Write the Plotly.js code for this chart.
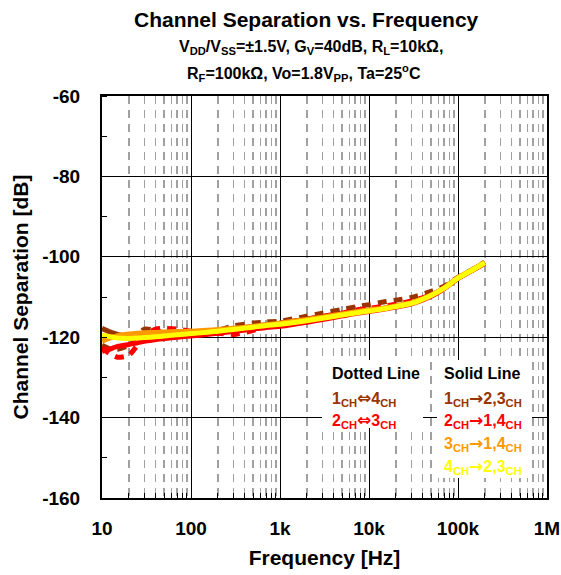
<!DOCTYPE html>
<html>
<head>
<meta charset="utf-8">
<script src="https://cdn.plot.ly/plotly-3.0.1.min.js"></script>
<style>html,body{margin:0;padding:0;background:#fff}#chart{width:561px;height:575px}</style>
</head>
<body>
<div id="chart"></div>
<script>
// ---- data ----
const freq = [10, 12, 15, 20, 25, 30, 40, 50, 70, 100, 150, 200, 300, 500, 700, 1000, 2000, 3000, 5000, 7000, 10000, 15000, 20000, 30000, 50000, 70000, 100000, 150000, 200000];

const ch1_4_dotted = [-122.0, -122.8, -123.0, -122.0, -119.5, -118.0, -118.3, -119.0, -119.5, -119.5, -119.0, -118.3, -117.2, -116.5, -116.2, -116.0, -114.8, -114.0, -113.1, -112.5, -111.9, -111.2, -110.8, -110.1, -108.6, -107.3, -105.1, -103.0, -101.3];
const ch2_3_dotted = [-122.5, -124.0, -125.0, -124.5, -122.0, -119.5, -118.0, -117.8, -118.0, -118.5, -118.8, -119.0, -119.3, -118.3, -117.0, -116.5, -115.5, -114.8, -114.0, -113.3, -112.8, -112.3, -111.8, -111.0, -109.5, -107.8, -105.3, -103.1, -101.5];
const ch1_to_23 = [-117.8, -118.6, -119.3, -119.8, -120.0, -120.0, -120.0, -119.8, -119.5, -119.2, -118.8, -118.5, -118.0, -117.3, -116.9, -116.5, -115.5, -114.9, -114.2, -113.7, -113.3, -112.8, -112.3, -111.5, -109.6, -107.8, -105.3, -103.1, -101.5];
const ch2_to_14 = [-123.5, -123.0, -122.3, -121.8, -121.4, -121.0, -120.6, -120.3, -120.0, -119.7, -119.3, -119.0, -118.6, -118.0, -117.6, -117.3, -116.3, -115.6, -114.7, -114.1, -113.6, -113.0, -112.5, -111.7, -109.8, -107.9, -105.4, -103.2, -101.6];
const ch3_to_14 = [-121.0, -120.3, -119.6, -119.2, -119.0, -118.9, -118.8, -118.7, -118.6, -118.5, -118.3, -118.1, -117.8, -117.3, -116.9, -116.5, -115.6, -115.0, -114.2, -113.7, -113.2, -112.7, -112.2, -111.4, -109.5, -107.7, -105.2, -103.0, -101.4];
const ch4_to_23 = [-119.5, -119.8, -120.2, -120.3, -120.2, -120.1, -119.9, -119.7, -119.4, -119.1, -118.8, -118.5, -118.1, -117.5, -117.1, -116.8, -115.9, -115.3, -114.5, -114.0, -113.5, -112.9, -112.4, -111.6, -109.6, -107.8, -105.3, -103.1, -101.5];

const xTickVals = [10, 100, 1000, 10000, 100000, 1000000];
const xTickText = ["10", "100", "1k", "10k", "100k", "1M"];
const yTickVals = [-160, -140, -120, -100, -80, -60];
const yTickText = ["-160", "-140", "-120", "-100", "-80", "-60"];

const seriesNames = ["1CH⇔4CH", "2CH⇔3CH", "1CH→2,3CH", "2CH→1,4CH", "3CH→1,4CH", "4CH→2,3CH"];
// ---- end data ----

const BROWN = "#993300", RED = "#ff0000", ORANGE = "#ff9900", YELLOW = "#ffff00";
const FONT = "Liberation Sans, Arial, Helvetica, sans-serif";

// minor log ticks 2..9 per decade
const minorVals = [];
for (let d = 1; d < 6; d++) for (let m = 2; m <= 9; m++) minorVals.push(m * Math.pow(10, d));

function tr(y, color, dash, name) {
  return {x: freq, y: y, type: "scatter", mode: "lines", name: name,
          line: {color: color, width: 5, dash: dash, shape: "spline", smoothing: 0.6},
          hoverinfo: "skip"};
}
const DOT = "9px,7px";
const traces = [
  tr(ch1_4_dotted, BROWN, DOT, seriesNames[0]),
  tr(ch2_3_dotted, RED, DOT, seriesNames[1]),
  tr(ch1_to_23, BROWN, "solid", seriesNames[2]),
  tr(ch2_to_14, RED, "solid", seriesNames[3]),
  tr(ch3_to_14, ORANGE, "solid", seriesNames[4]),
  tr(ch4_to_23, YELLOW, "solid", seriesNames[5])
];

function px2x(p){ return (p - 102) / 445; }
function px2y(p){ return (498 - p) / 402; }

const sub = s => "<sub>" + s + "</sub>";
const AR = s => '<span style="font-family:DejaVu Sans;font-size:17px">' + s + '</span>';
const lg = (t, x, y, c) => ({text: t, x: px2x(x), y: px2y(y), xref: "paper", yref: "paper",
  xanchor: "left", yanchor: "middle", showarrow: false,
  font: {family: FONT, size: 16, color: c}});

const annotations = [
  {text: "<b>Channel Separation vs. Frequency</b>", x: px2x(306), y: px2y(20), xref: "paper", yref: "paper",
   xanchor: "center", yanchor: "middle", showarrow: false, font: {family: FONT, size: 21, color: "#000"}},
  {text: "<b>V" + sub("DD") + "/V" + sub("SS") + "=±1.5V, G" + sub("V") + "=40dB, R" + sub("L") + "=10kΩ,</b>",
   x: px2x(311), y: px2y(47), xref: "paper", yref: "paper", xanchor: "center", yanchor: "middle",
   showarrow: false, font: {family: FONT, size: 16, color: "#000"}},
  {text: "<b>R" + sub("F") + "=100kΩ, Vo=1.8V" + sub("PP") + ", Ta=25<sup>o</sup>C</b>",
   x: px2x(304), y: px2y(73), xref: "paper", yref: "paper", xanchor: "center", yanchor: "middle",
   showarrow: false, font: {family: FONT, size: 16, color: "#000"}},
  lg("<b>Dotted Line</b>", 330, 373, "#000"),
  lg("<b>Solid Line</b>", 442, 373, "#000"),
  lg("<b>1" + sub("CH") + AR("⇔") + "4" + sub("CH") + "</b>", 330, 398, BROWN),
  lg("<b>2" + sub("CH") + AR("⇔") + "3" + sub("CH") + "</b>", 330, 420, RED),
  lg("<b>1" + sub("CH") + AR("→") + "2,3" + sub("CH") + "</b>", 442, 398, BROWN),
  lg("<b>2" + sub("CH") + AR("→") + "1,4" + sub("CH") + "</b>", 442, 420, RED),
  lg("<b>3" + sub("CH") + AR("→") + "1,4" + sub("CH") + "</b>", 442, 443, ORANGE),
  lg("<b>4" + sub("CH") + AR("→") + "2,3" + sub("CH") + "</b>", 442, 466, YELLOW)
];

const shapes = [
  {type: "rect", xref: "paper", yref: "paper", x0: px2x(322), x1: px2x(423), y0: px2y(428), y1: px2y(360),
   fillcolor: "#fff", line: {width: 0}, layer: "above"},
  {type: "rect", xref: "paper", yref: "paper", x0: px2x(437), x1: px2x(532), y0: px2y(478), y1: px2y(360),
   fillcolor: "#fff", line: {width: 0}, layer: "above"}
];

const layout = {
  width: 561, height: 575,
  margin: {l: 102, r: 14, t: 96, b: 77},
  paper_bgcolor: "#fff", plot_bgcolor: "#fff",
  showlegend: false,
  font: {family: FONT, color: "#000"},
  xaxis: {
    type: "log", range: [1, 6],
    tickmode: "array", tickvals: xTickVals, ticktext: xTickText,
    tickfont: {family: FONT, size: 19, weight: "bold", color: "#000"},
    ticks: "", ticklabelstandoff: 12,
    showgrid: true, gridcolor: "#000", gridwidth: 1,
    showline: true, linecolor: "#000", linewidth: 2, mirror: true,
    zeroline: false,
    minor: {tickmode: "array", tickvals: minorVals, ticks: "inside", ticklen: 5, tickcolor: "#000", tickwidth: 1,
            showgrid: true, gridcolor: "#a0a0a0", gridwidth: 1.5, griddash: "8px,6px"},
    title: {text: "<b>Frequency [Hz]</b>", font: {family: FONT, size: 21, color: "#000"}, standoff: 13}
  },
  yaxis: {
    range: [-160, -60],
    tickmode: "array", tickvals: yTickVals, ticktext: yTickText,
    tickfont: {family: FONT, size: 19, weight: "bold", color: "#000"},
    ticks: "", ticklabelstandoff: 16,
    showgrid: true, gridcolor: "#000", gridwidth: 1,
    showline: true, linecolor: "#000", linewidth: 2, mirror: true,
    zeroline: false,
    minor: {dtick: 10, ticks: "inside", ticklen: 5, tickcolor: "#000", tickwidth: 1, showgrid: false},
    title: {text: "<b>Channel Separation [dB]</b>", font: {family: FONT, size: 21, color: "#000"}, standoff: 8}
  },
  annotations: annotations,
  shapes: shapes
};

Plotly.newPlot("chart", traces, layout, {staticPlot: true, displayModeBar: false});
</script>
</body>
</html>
● ● ● ● ● ● ●
Exercise objective —
Give again exactly the lines running from the beginning of the material above through the line that contains "100000, 150000, 200000];", and leave out every picture.

Task solution —
Write the Plotly.js code for this chart.
<!DOCTYPE html>
<html>
<head>
<meta charset="utf-8">
<script src="https://cdn.plot.ly/plotly-3.0.1.min.js"></script>
<style>html,body{margin:0;padding:0;background:#fff}#chart{width:561px;height:575px}</style>
</head>
<body>
<div id="chart"></div>
<script>
// ---- data ----
const freq = [10, 12, 15, 20, 25, 30, 40, 50, 70, 100, 150, 200, 300, 500, 700, 1000, 2000, 3000, 5000, 7000, 10000, 15000, 20000, 30000, 50000, 70000, 100000, 150000, 200000];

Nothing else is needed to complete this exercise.